Thursday, December 18, 2008
The Stench of Corruption
Corruption is not the greatest crime. It is not murder or genocide. It is not oppression or tyranny. They say that Adolf Eichmann could not be bribed. His evil was not that of venality. His evil was that he obeyed orders even when those orders were bestial. The philosopher Hannah Arendt has pointed out that corruption is an understandable human flaw, while the evil of genocide is beyond understanding. It is banal. But corruption can undermine the fundamentals of civilization. It can seep into the hearts of men and rot their sense of decency.
When you read the transcript of the telephone conversations by Governor Rod R. Blagojevich of Illinois, you can smell the stench of moral decay. Here was a man elected to an office of public trust, plotting ways to get a quid pro quo out of the appointment of a senator to replace Barack Obama. Democracy is an imperfect method of government. Sometimes the voters elect monsters.
It should have been expected that the Republican leaders, bitter and humiliated by an election that rejected them and their ideas, would revel in this exposure of a crooked Democratic politician. Several of them have tried to tie President-elect Obama to the scandal. It makes me think of Satan in Milton’s “Paradise Lost.” Satan is thrown out of heaven, hurled “headlong flaming from the ethereal sky with hideous ruin and combustion down to bottomless perdition.” Lying in the foul pit of Hell, Satan looks around at his fallen host of evil demons and tries to arouse them, saying: “What though the field be lost? All is not lost; the unconquerable will, and study of revenge, immortal hate, and courage never to submit or yield.” It could be John Boehner, Mitch McConnell, or Mike Duncan of the RNC.
It is obvious from the Blagojevich tapes that Obama had nothing to do with the Governor’s sinister schemes. I believe that Barack Obama is a thoroughly honest and decent man. I have spent my life in courtrooms listening to witnesses lie, and I think I am a pretty good judge of whether someone is telling the truth. Barack Obama is a man of integrity. His detractors are lesser men who need something to raise their petty spirits after their ignoble fall from grace.
The reasons given by politicians for seeking office are mostly baloney. People do not usually run for office in order to help their fellow men. People run for office in order to achieve personal aggrandizement. It is a normal human ambition. But sometimes politicians seek to be elected in order to aggrandize their bank accounts. Money is Power. Power is a narcotic.
Money is the golden idol we worship six days a week. The U.S. Supreme Court adopted the language of the great theologian, Paul Tillich, when it defined “religion” as “your ultimate concern….what you take seriously without reservation.” If that is religion, than money is our god. The critical fact about money is that it not only buys the necessities and luxuries of life, it confers status. Among the wealthy, money becomes the symbol of respectability and the foundation of earthly merit. Among the middle class, money is a means of elevating one’s stature in the eyes of one’s friends and neighbors. Among the poor, money is the lifeblood of survival and the means of escape.

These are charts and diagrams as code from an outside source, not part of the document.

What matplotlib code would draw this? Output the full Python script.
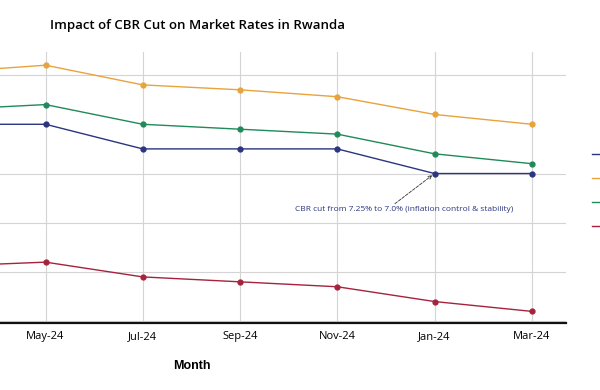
import matplotlib
matplotlib.use("Agg")
import matplotlib.pyplot as plt

months = ["Jan-24", "Mar-24", "May-24", "Jul-24", "Sep-24", "Nov-24", "Jan-24", "Mar-24"]
cbr = [7.5, 7.5, 7.5, 7.25, 7.25, 7.25, 7.0, 7.0]
lending = [8.0, 8.03, 8.1, 7.9, 7.85, 7.78, 7.6, 7.5]
interbank = [7.6, 7.65, 7.7, 7.5, 7.45, 7.4, 7.2, 7.1]
deposit = [6.0, 6.06, 6.1, 5.95, 5.9, 5.85, 5.7, 5.6]
series_names = ["Central Bank Rate (CBR)", "Lending Rate", "Interbank Rate", "Deposit Rate"]
yticks = [5.5, 6.0, 6.5, 7.0, 8.0]

colors = ["#2b3580", "#e8a33d", "#1f8a5a", "#a5233d"]

fig = plt.figure(figsize=(6, 3.9), dpi=100)
ax = fig.add_axes([-0.305, (390 - 323) / 390, 1.248, 271 / 390])
x = list(range(len(months)))
for vals, name, c in zip([cbr, lending, interbank, deposit], series_names, colors):
    ax.plot(x, vals, color=c, lw=1.0, marker="o", markersize=3.5, label=name)

ax.set_xlim(-0.35, 7.35)
ax.set_ylim(5.482, 8.234)
ax.set_xticks(x)
ax.set_xticklabels(months, fontfamily="Open Sans", fontsize=8)
ax.set_yticks(yticks)
ax.tick_params(length=0, pad=6)
ax.grid(True, color="#d4d4d4", lw=0.8)
ax.set_axisbelow(True)
for s in ["top", "right", "left"]:
    ax.spines[s].set_visible(False)
ax.spines["bottom"].set_linewidth(1.6)
ax.spines["bottom"].set_color("#111111")
ax.set_ylabel("Interest Rate (%)")
ax.set_xlabel("Month", fontfamily="Liberation Sans", fontweight="bold", fontsize=9, labelpad=12.5)

fig.text(50 / 600, 1 - 26 / 390, "Impact of CBR Cut on Market Rates in Rwanda",
         fontfamily="Open Sans", fontweight="semibold", fontsize=9.5, ha="left", va="center")

ax.annotate("CBR cut from 7.25% to 7.0% (inflation control & stability)",
            xy=(6, 7.0), xytext=(5.69, 6.63), textcoords="data",
            ha="center", va="center", fontsize=6, fontfamily="Open Sans", color="#2b3580",
            arrowprops=dict(arrowstyle="->", linestyle="--", lw=0.6, color="#333333",
                            relpos=(0.44, 1.0), shrinkA=0, shrinkB=2))

fig.legend(loc="upper left", bbox_to_anchor=(592 / 600, 1 - 149.4 / 390),
           bbox_transform=fig.transFigure, frameon=False, fontsize=8,
           borderaxespad=0, borderpad=0, labelspacing=1.26, handlelength=2)

fig.savefig("out.png", dpi=100)
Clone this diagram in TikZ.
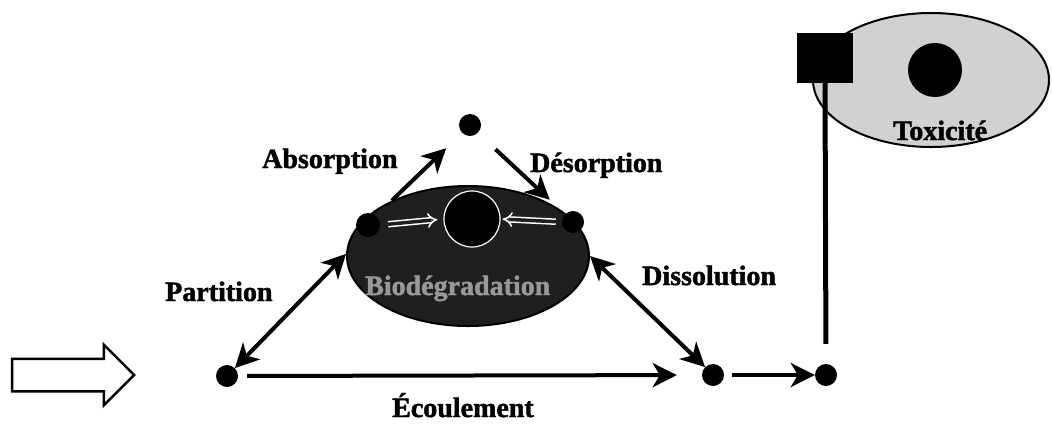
\documentclass[tikz,border=0pt]{standalone}
\usepackage{fontspec}
\setmainfont{Liberation Serif}
\newfontfamily\lblfont[FakeBold=1.6]{Liberation Serif Bold}
\usetikzlibrary{arrows.meta,positioning,shapes.geometric,shapes.arrows}

\begin{document}
\begin{tikzpicture}[x=1pt, y=-1pt,
  dot/.style={circle, fill=black, inner sep=0pt, minimum size=22pt},
  blob/.style={ellipse, draw, line width=2pt, inner sep=0pt},
  lbl/.style={font=\fontsize{28}{30}\lblfont, inner sep=0pt, anchor=base west},
  arr/.style={-{Stealth[length=24pt, width=24pt, inset=7pt]}, line width=4pt},
  dbl/.style={{Stealth[length=24pt, width=24pt, inset=7pt]}-{Stealth[length=24pt, width=24pt, inset=7pt]}, line width=4pt},
  inarr/.style={draw=white, double=black!88, double distance=3.5pt, line width=1.5pt, -{Implies}}]
\useasboundingbox (0,0) rectangle (1052,424);
\node[blob, fill=black!88, minimum width=242pt, minimum height=140pt] (bio) at (468,256) {};
\node[circle, fill=black, draw=white, line width=1.2pt, minimum size=56pt, inner sep=0pt] (core) at (472,219) {};
\node[dot, minimum size=24pt] (L) at (368,225) {};
\node[dot] (R) at (573,222) {};
\draw[inarr, shorten <=8pt, shorten >=6pt] (L.east) -- (core.west);
\draw[inarr, shorten <=6pt, shorten >=2pt] (R.west) -- (core.east);
\node[lbl, text=black!40] (biol) at (365,295) {Biodégradation};
\foreach \n/\x/\y in {A/227/376, B/713/375, C/826/375, T/470/125}
  \node[dot] (\n) at (\x,\y) {};
\node[blob, fill=black!18, minimum width=236pt, minimum height=134pt] (tox) at (931,80) {};
\node[circle, fill=black, minimum size=54pt, inner sep=0pt] (toxcore) at (935,70) {};
\node[fill=black, minimum width=56pt, minimum height=50pt, inner sep=0pt] (flag) at (825,58) {};
\draw[line width=5pt, shorten >=20pt] (flag.south) -- (C.north);
\node[lbl] (toxl) at (893,140) {Toxicité};
\node[single arrow, draw, line width=2.5pt, fill=white, inner xsep=0pt, inner ysep=15pt,
  minimum height=122pt, single arrow head extend=14pt] (inflow) at (65,375) {};
\draw[arr, shorten <=9pt, shorten >=25pt] (A) -- (B);
\draw[arr, shorten <=8pt] (B) -- (C);
\draw[dbl] (A.45) -- (bio.179);
\draw[dbl] (bio.0) -- (B.135);
\draw[arr, shorten >=22pt] (bio.144) -- (T.225);
\draw[arr, shorten <=24pt, shorten >=21pt] (T.315) -- (R.135);
\node[lbl] (absl) at (262,168) {Absorption};
\node[lbl] (desl) at (530,172) {Désorption};
\node[lbl] (parl) at (165,301) {Partition};
\node[lbl] (disl) at (642,285) {Dissolution};
\node[lbl] (ecol) at (392,417) {Écoulement};
\end{tikzpicture}
\end{document}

Money exerts such stunning power over our lives that most friendships are too weak to withstand its interference. Families are torn apart over financial disputes, and children wait like vultures for loved ones to die so that they can inherit the estates. It should come as no surprise that our public and private dealings are permeated with large and small corruptions based on money.
We should treat public corruption as treason against the government and the people. The penalties should reflect the seriousness of the offense. Prison terms should be very long and act as a deterrent. The fines should make corruption a fearsomely hazardous financial risk. Conviction should mean seizure of the offender’s entire net worth.
Much of what we do in life is based on faith. If we live in a world where every act of trust is suspect, we are doomed to perpetual paranoia and despair.